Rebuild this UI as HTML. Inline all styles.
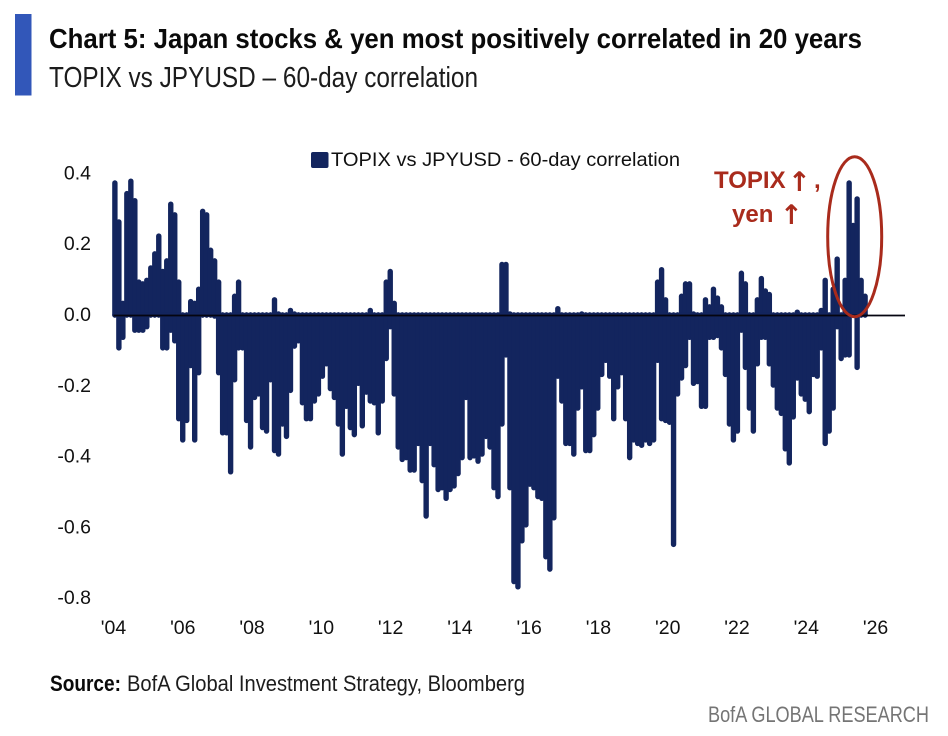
<!DOCTYPE html>
<html lang="en">
<head>
<meta charset="utf-8">
<title>Chart 5: Japan stocks &amp; yen most positively correlated in 20 years</title>
<style>
html,body{margin:0;padding:0;background:#fff;width:948px;height:736px;overflow:hidden}
svg{display:block;font-family:"Liberation Sans",sans-serif}
</style>
</head>
<body>
<svg id="chart" width="948" height="736" viewBox="0 0 948 736" xmlns="http://www.w3.org/2000/svg">
  <rect x="15" y="14" width="16.5" height="81.5" fill="#3257b9"/>
  <text x="49" y="48" font-size="28" font-weight="700" fill="#0a0a0a" textLength="813" lengthAdjust="spacingAndGlyphs">Chart 5: Japan stocks &amp; yen most positively correlated in 20 years</text>
  <text x="49" y="87" font-size="29" fill="#1c1c1c" textLength="429" lengthAdjust="spacingAndGlyphs">TOPIX vs JPYUSD – 60-day correlation</text>

  <g id="bars"></g>
  <rect x="114" y="312.8" width="753" height="3" fill="#13255e"/>
  <g id="y-axis"></g>
  <g id="x-axis"></g>

  <g>
    <rect x="311" y="152" width="17.5" height="16" rx="2" fill="#13255e"/>
    <text x="331" y="166" font-size="19.5" fill="#111" textLength="349" lengthAdjust="spacingAndGlyphs">TOPIX vs JPYUSD - 60-day correlation</text>
  </g>

  <ellipse cx="854.7" cy="236.7" rx="27" ry="80" fill="none" stroke="#a92b1c" stroke-width="3"/>
  <g fill="#a92b1c">
    <text x="714" y="188" font-size="24" font-weight="700">TOPIX</text>
    <text x="788" y="191" font-size="27" font-weight="700" font-family="DejaVu Sans, sans-serif">↑</text>
    <text x="814" y="188" font-size="24" font-weight="700">,</text>
    <text x="732" y="222" font-size="24" font-weight="700">yen</text>
    <text x="780" y="224" font-size="27" font-weight="700" font-family="DejaVu Sans, sans-serif">↑</text>
  </g>

  <text x="50" y="691" font-size="22" font-weight="700" fill="#0a0a0a" textLength="71" lengthAdjust="spacingAndGlyphs">Source:</text>
  <text x="127" y="691" font-size="22" fill="#1c1c1c" textLength="398" lengthAdjust="spacingAndGlyphs">BofA Global Investment Strategy, Bloomberg</text>
  <text x="708" y="722" font-size="22" fill="#757575" textLength="221" lengthAdjust="spacingAndGlyphs">BofA GLOBAL RESEARCH</text>
</svg>

<script>
const xTickYears = [2004,2006,2008,2010,2012,2014,2016,2018,2020,2022,2024,2026];
const xTickLabels = ["'04","'06","'08","'10","'12","'14","'16","'18","'20","'22","'24","'26"];
const yTickValues = [0.4,0.2,0,-0.2,-0.4,-0.6,-0.8];
const yTickLabels = ["0.4","0.2","0.0","-0.2","-0.4","-0.6","-0.8"];
const firstPeriodYear = 2004.04;
const periodLengthYears = 0.1152;

// Highest 60-day correlation reached in each period
const periodHigh = [
.38,.27,.04,.35,.385,.33,.10,.095,.105,.14,
.18,.23,.13,.16,.32,.29,.10,0,0,.045,
.04,.08,.30,.29,.19,.16,.10,0,0,0,
.06,.10,0,0,0,0,0,0,0,0,
.05,.01,0,0,.02,.01,0,0,0,0,
0,0,0,0,0,0,0,0,0,0,
0,0,0,0,.02,0,0,0,.10,.13,
.04,0,0,0,0,0,0,0,0,0,
0,0,0,0,0,0,0,0,0,0,
0,0,0,0,0,0,0,.15,.15,.01,
0,0,0,0,0,0,0,0,0,0,
0,.025,0,0,0,0,0,.01,0,0,
0,0,0,0,0,0,0,0,0,0,
0,0,0,0,0,0,.10,.135,.05,
0,0,0,.06,.095,.095,.01,0,0,.05,
.03,.08,.055,.03,0,0,0,0,.125,.095,
0,0,.05,.11,.075,.065,0,0,0,0,
0,0,.015,0,0,0,0,0,.02,.105,
0,.08,.165,0,.105,.38,.26,.335,.105,.06
];

// Lowest 60-day correlation reached in each period
const periodLow = [
0,-.10,-.07,0,0,-.05,-.05,-.05,-.04,0,
0,0,-.10,-.10,-.05,-.08,-.30,-.36,-.305,-.15,
-.36,-.17,0,0,0,-.01,-.17,-.34,-.34,-.45,
-.19,-.10,-.10,-.305,-.38,-.24,-.23,-.325,-.335,-.19,
-.39,-.40,-.315,-.35,-.22,-.095,-.08,-.255,-.30,-.30,
-.25,-.23,-.18,-.145,-.215,-.24,-.315,-.40,-.265,-.325,
-.345,-.20,-.32,-.225,-.25,-.255,-.34,-.25,-.13,-.04,
-.23,-.38,-.415,-.41,-.445,-.445,-.37,-.475,-.575,-.37,
-.43,-.50,-.495,-.525,-.50,-.49,-.455,-.41,-.24,-.41,
-.405,-.42,-.40,-.35,-.38,-.495,-.52,-.315,-.12,-.495,
-.76,-.775,-.645,-.60,-.485,-.495,-.52,-.525,-.69,-.725,
-.58,-.18,-.25,-.37,-.37,-.40,-.27,-.21,-.39,-.39,
-.345,-.27,-.175,-.135,-.18,-.30,-.21,-.17,-.30,-.41,
-.36,-.37,-.375,-.36,-.37,-.36,-.135,-.30,-.305,
-.31,-.655,-.23,-.185,-.15,-.07,-.20,-.195,-.265,-.265,
-.07,-.07,-.065,-.10,-.175,-.315,-.36,-.335,-.05,-.155,
-.27,-.335,-.145,-.07,-.07,-.145,-.205,-.27,-.285,-.385,
-.425,-.295,-.185,-.23,-.245,-.28,-.175,-.18,-.10,-.37,
-.335,-.27,-.04,-.13,-.12,-.12,0,-.155,0,0
];

const SVG_NS = 'http://www.w3.org/2000/svg';
const capInset = 2.5;
function xScale(year){ return 113.5 + 34.64 * (year - 2004); }
function yScale(v){ return 315 - 354 * v; }
function periodYear(i){ return firstPeriodYear + periodLengthYears * i; }

const barsGroup = document.getElementById('bars');
function addBar(i, value, seriesName){
  const x = xScale(periodYear(i));
  const zeroY = yScale(0);
  const rawY = yScale(value);
  const length = Math.abs(rawY - zeroY);
  const inset = Math.min(capInset, length);
  const endY = rawY + (value > 0 ? inset : -inset);
  const bar = document.createElementNS(SVG_NS, 'line');
  
  
  bar.setAttribute('x1', x);
  bar.setAttribute('x2', x);
  bar.setAttribute('y1', zeroY);
  bar.setAttribute('y2', endY);
  bar.setAttribute('stroke', '#13255e');
  bar.setAttribute('stroke-width', '5.4');
  bar.setAttribute('stroke-linecap', 'round');
  barsGroup.appendChild(bar);
}
periodHigh.forEach(function(v, i){ addBar(i, v, 'bar-period-high'); });
periodLow.forEach(function(v, i){ addBar(i, v, 'bar-period-low'); });

const yAxis = document.getElementById('y-axis');
yTickValues.forEach(function(v, i){
  const t = document.createElementNS(SVG_NS, 'text');
  
  
  t.setAttribute('x', 91);
  t.setAttribute('y', yScale(v) + 6);
  t.setAttribute('text-anchor', 'end');
  t.setAttribute('font-size', '19.5');
  t.setAttribute('fill', '#111');
  t.textContent = yTickLabels[i];
  yAxis.appendChild(t);
});

const xAxis = document.getElementById('x-axis');
const zeroLine = document.createElementNS(SVG_NS, 'line');


zeroLine.setAttribute('x1', xScale(2004));
zeroLine.setAttribute('x2', 905);
zeroLine.setAttribute('y1', yScale(0) + 0.5);
zeroLine.setAttribute('y2', yScale(0) + 0.5);
zeroLine.setAttribute('stroke', '#050510');
zeroLine.setAttribute('stroke-width', '1.8');
xAxis.appendChild(zeroLine);

xTickYears.forEach(function(year, i){
  const t = document.createElementNS(SVG_NS, 'text');
  
  
  t.setAttribute('x', xScale(year));
  t.setAttribute('y', 634);
  t.setAttribute('text-anchor', 'middle');
  t.setAttribute('font-size', '19.5');
  t.setAttribute('fill', '#111');
  t.textContent = xTickLabels[i];
  xAxis.appendChild(t);
});
</script>
</body>
</html>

---

Starting at the top of the listing above, please restate word for word each line up to and including the one that holds "JPYUSD – 60-day correlation</text>", omitting every image.

Rebuild this UI as HTML. Inline all styles.
<!DOCTYPE html>
<html lang="en">
<head>
<meta charset="utf-8">
<title>Chart 5: Japan stocks &amp; yen most positively correlated in 20 years</title>
<style>
html,body{margin:0;padding:0;background:#fff;width:948px;height:736px;overflow:hidden}
svg{display:block;font-family:"Liberation Sans",sans-serif}
</style>
</head>
<body>
<svg id="chart" width="948" height="736" viewBox="0 0 948 736" xmlns="http://www.w3.org/2000/svg">
  <rect x="15" y="14" width="16.5" height="81.5" fill="#3257b9"/>
  <text x="49" y="48" font-size="28" font-weight="700" fill="#0a0a0a" textLength="813" lengthAdjust="spacingAndGlyphs">Chart 5: Japan stocks &amp; yen most positively correlated in 20 years</text>
  <text x="49" y="87" font-size="29" fill="#1c1c1c" textLength="429" lengthAdjust="spacingAndGlyphs">TOPIX vs JPYUSD – 60-day correlation</text>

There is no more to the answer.